Just about every major sports and business outlet decided to pick it up and his phone started ringing.
There’s just something daunting about “starting from scratch.”
In today’s media environment, contributed article opportunities are some of the most efficient ways to get your message out.
Often our clients are reluctant to develop a new article or byline, simply because the perception is that it requires a lot of effort.
The good news is that often raw content is available; it just needs a little packaging. Some ideas for unearthing content include:
- Sales/Customer/Training decks—Take a look at what might fit a particular media outlet and then review the PPT in outline form. It will give you a framework for the article and then just a little bit of writing and editing will easily get you to 800 words (average length).
- Speeches/executive presentations—This is great fodder for op-ed pieces, posting blog comments and even developing quotes for releases.
- Technical submissions—These lengthy journal pieces won’t be interesting for mainstream press, but often there is a bigger trend for the company hiding beneath the heavy-duty tech lingo.

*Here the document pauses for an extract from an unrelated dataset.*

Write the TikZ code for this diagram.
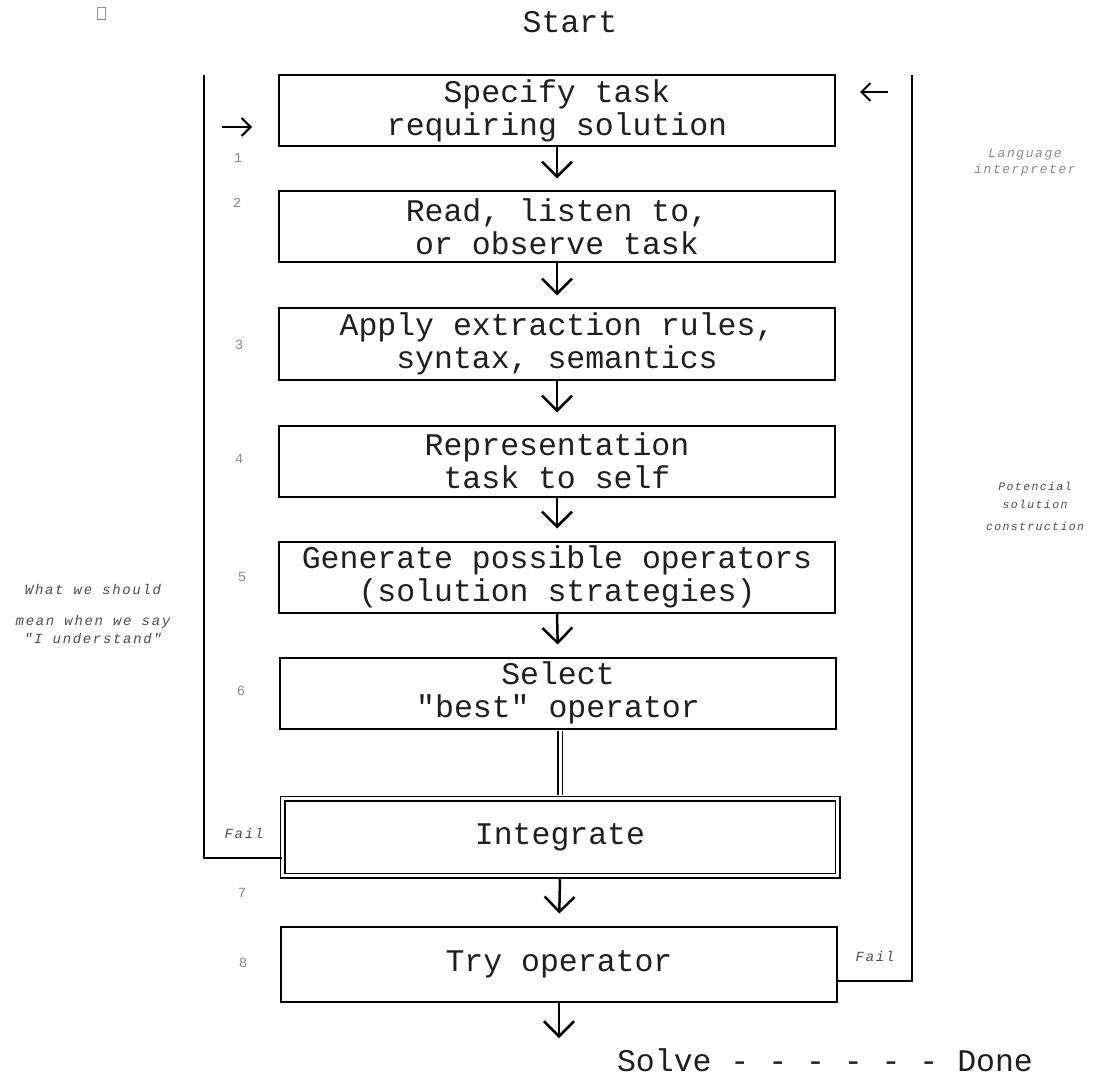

- Industry News—If you’re not already tracking the important trends in your market, you should be. Nothing is more interesting to reporters than taking a stance and going against conventional thinking. This can be a quick quote or anecdote taken from any of the above.
There is no substitute for a few really good pieces of coverage that tell your story exactly the way you want it. Take the time to audit some of the materials you already have; you probably have more than you think.